Newton, who is Taua’s niece, denounced the agreement, saying the houses would be purchased by “millionaires” and the historic site would be compromised.
SOUL and Newton have been glorified in the media, including by the trade union-funded Daily Blog and pseudo-left groups, such as the International Socialist Organisation, Socialist Aotearoa and Organise Aotearoa. A New Zealand Herald commentator gushed that the protest “perfectly reflects heightened concerns and increased radicalism over racism, economic inequality” and “colonialism.”

SOUL’s perspective, however, is based on an alternative money-making scheme: its “Protect Ihumātao” website proposes transforming the site into a “cultural, heritage and ecotourism location,” with “social enterprise, local employment and sustainability initiatives.”

Newton has praised, in particular, “the leadership of Tariana Turia,” a former Maori Party leader who called for Ardern’s government to buy the site off Fletcher. The Maori Party was part of the 2008–2017 conservative National Party’s coalition government, supporting its brutal austerity measures, including job cuts, an increase to the goods and services tax, and the privatisation of housing and power companies, in exchange for policies to benefit Maori businesses.

Mana leader Hone Harawira, according to some reports, is playing a major role in behind-the-scenes negotiations over Ihumātao. Mana has been falsely promoted as “left wing” by the Unite union and the pseudo-lefts, on the basis of racial identity politics. In reality Harawira, who split from the Maori Party in 2010, is equally right-wing.

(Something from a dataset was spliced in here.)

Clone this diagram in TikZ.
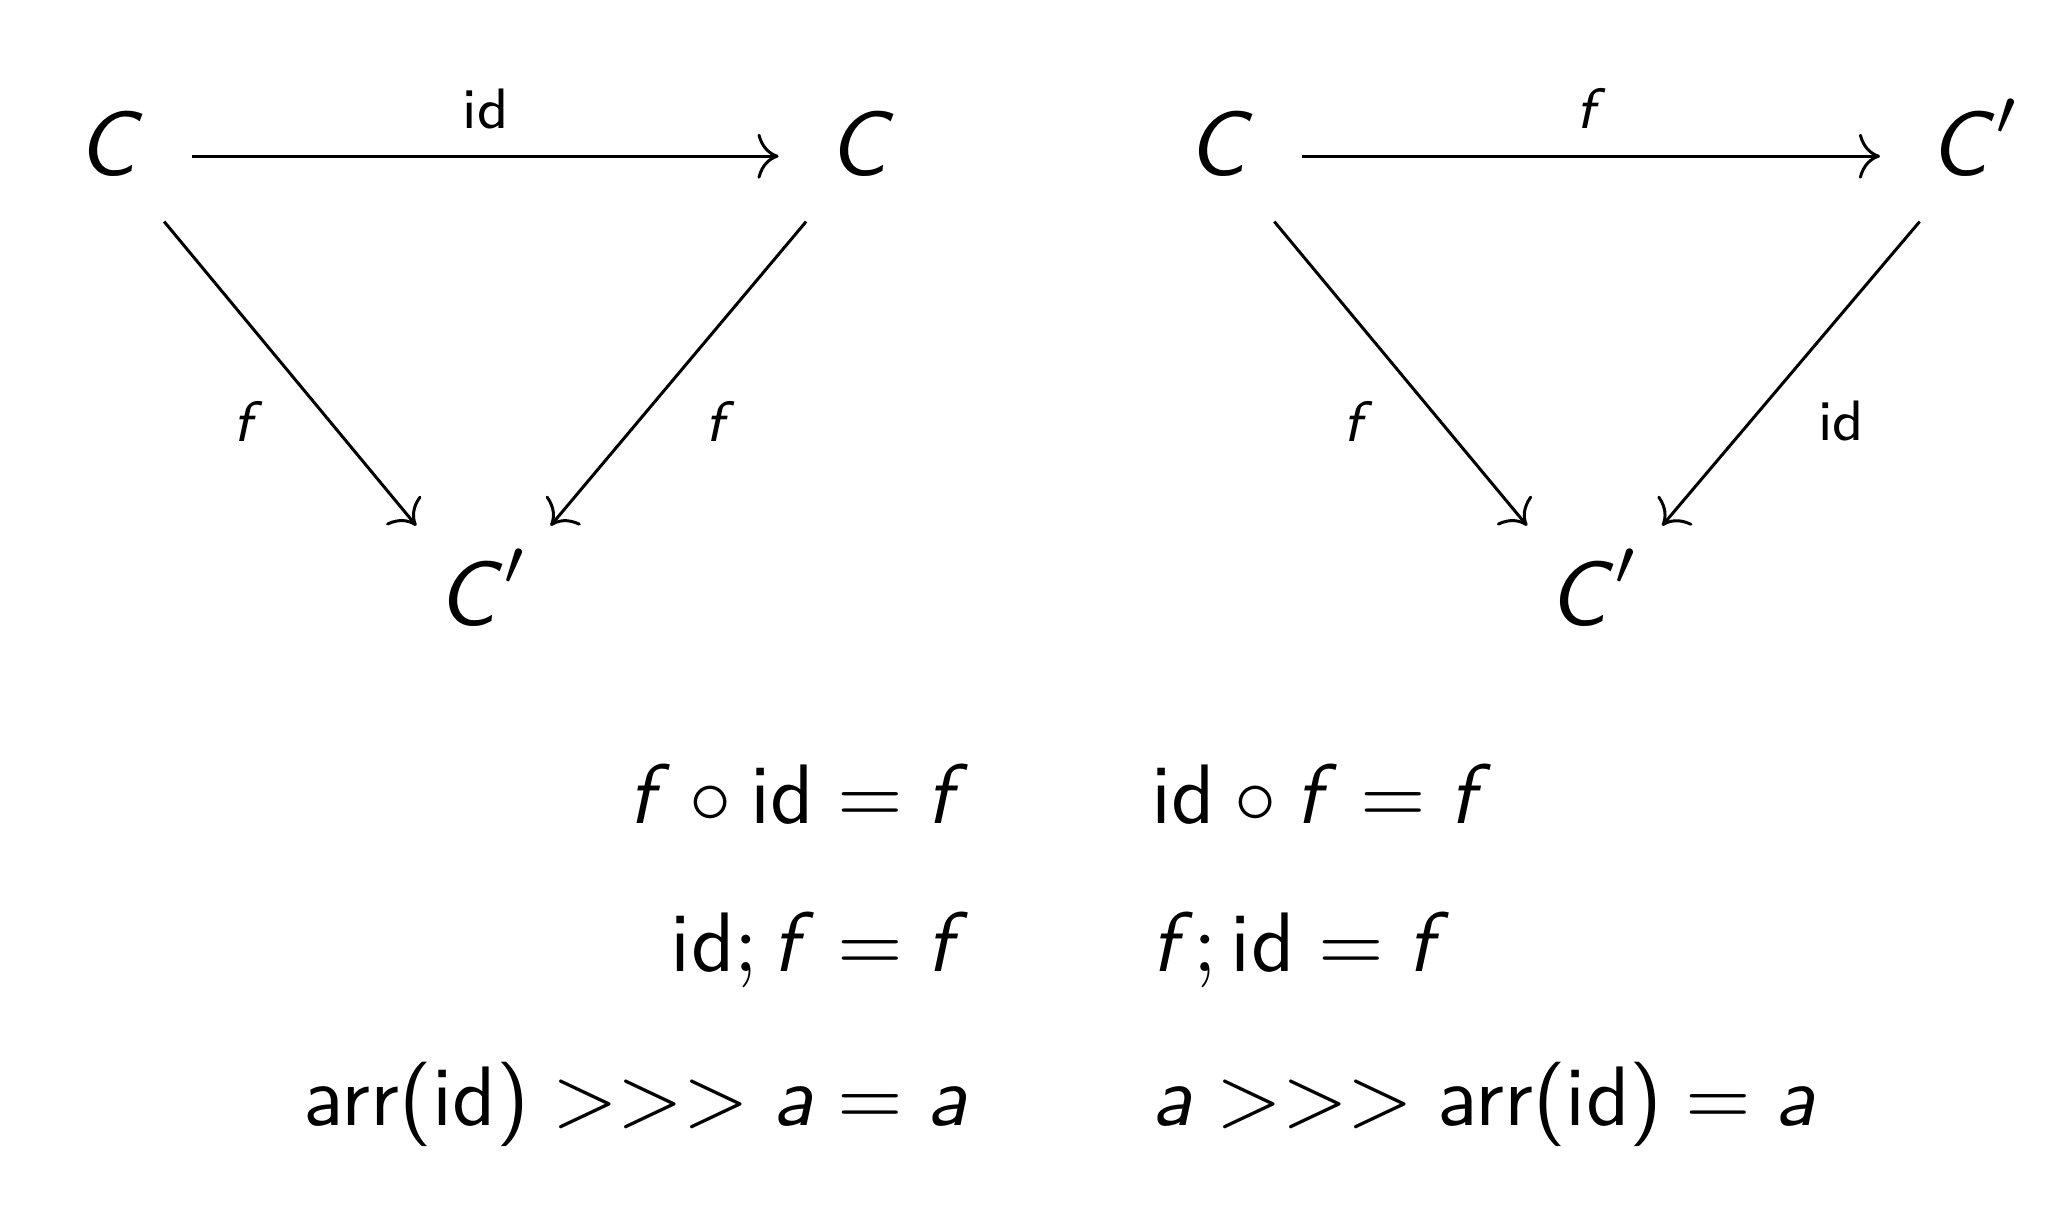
\documentclass[tikz,border=0pt]{standalone}
\usepackage{fix-cm}
\usepackage{fontspec}
\usetikzlibrary{arrows.meta}
\newlength{\du}
\setlength{\du}{0.01cm}
\newcommand{\mv}[1]{\textsf{\textit{#1}}}
\newcommand{\op}[1]{\textsf{#1}}
\tikzset{
  obj/.style={scale=2.4, inner xsep=20\du, inner ysep=8.3\du, text height=26.5\du, text depth=10\du, anchor=base, font=\fontsize{10.8}{13}\selectfont},
  low/.style={inner ysep=14.6\du},
  lbl/.style={scale=2.4, inner sep=10\du, font=\fontsize{6.75}{8}\selectfont},
  law/.style={scale=2.4, inner sep=0pt, font=\fontsize{10}{12}\selectfont},
  mor/.style={line width=0.85pt, -{Computer Modern Rightarrow[length=6pt,width=12.8pt]}}
}
\begin{document}
\begin{tikzpicture}
\pgftransformxscale{1.000000}
\pgftransformyscale{-1.000000}
\useasboundingbox (0\du,0\du) rectangle (2056\du,1222\du);
% left triangle: id then f
\node[obj] (lc) at (110\du,176\du) {$\mv{C}$};
\node[obj] (lcc) at (861\du,176\du) {$\mv{C}$};
\node[obj, low] (lcp) at (483\du,626\du) {$\mv{C}'$};
\draw[mor] (lc) -- node[lbl, anchor=south] (lid) {$\op{id}$} (lcc);
\draw[mor] (lc) -- node[lbl, anchor=north east] (lf) {$\mv{f}$} (lcp);
\draw[mor] (lcc) -- node[lbl, anchor=north west] (lff) {$\mv{f}$} (lcp);
% right triangle: f then id
\node[obj] (rc) at (1220\du,176\du) {$\mv{C}$};
\node[obj] (rcp) at (1975\du,176\du) {$\mv{C}'$};
\node[obj, low] (rcpp) at (1594\du,626\du) {$\mv{C}'$};
\draw[mor] (rc) -- node[lbl, anchor=south] (rf) {$\mv{f}$} (rcp);
\draw[mor] (rc) -- node[lbl, anchor=north east] (rff) {$\mv{f}$} (rcpp);
\draw[mor] (rcp) -- node[lbl, anchor=north west] (rid) {$\op{id}$} (rcpp);
% the laws
\node[law, anchor=base east] (la) at (970\du,824\du) {$\mv{f}\circ\op{id}=\mv{f}$};
\node[law, anchor=base west] (ra) at (1150\du,824\du) {$\op{id}\circ\mv{f}=\mv{f}$};
\node[law, anchor=base east] (lb) at (970\du,972\du) {$\op{id};\mv{f}=\mv{f}$};
\node[law, anchor=base west] (rb) at (1150\du,972\du) {$\mv{f};\op{id}=\mv{f}$};
\node[law, anchor=base east] (lk) at (970\du,1126\du) {$\op{arr(id)}>>>\mv{a}=\mv{a}$};
\node[law, anchor=base west] (rk) at (1150\du,1126\du) {$\mv{a}>>>\op{arr(id)}=\mv{a}$};
\end{tikzpicture}
\end{document}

Harawira entered the Ihumātao protest campsite on July 28 accompanying Brian and Hannah Tamaki, leaders of the fundamentalist Destiny Church. The Tamakis recently founded a far-right, anti-Muslim and anti-immigrant party, with support from Mana.

Matthew Tukaki from the Maori Council, a state-funded organisation representing tribal business interests, openly declared that the proposed housing development showed the need to slash immigration. He told TVNZ on July 29: “If we can’t afford to house current New Zealanders, if we can’t afford the current health system, if we can’t afford food for our children… why are we increasingly bringing even more people in?”

Tukaki has also pointed to one of the underlying mercenary aims of Maori nationalist leaders. Speaking on Radio NZ on August 6, he warned of more protests and occupations, unless the law is changed so that privately-owned land can be acquired by the government and given to Maori tribes. The Treaty of Waitangi process currently only allows tribes to receive cash and publicly-owned assets from the government.

Since the 1990s successive Labour and National-led governments have doled out hundreds of millions of dollars in Treaty settlements, ostensibly as redress for the crimes of colonialism. These payments have been invested in lucrative businesses, including fisheries, forestry, property development and tourism.

As the Ihumātao protest erupted, the Tainui tribe’s business arm announced plans to build a new $150 million luxury hotel at Auckland Airport. Tainui currently controls $1.06 billion in assets, built up from its original $190 million 1995 Treaty settlement.

Treaty settlements have entrenched poverty and class oppression. Maori workers remain among the most exploited sections of the population, with twice the overall rate of unemployment, much higher rates of preventable disease, and lower life expectancy. Wealth inequality within the Maori population is twice as high as the general population.

Whatever the immediate outcome of negotiations over Ihumātao, the WSWS warns that the working class can only defend its social and democratic rights—including the protection of historically significant sites from corporate profiteers—by fighting for public ownership and a workers’ government, in opposition to the Maori nationalists.

Workers must decisively reject this nationalist and race-based politics, which is promoted in one form or another by all the established parties to prevent the development of a conscious socialist movement uniting workers within New Zealand and internationally.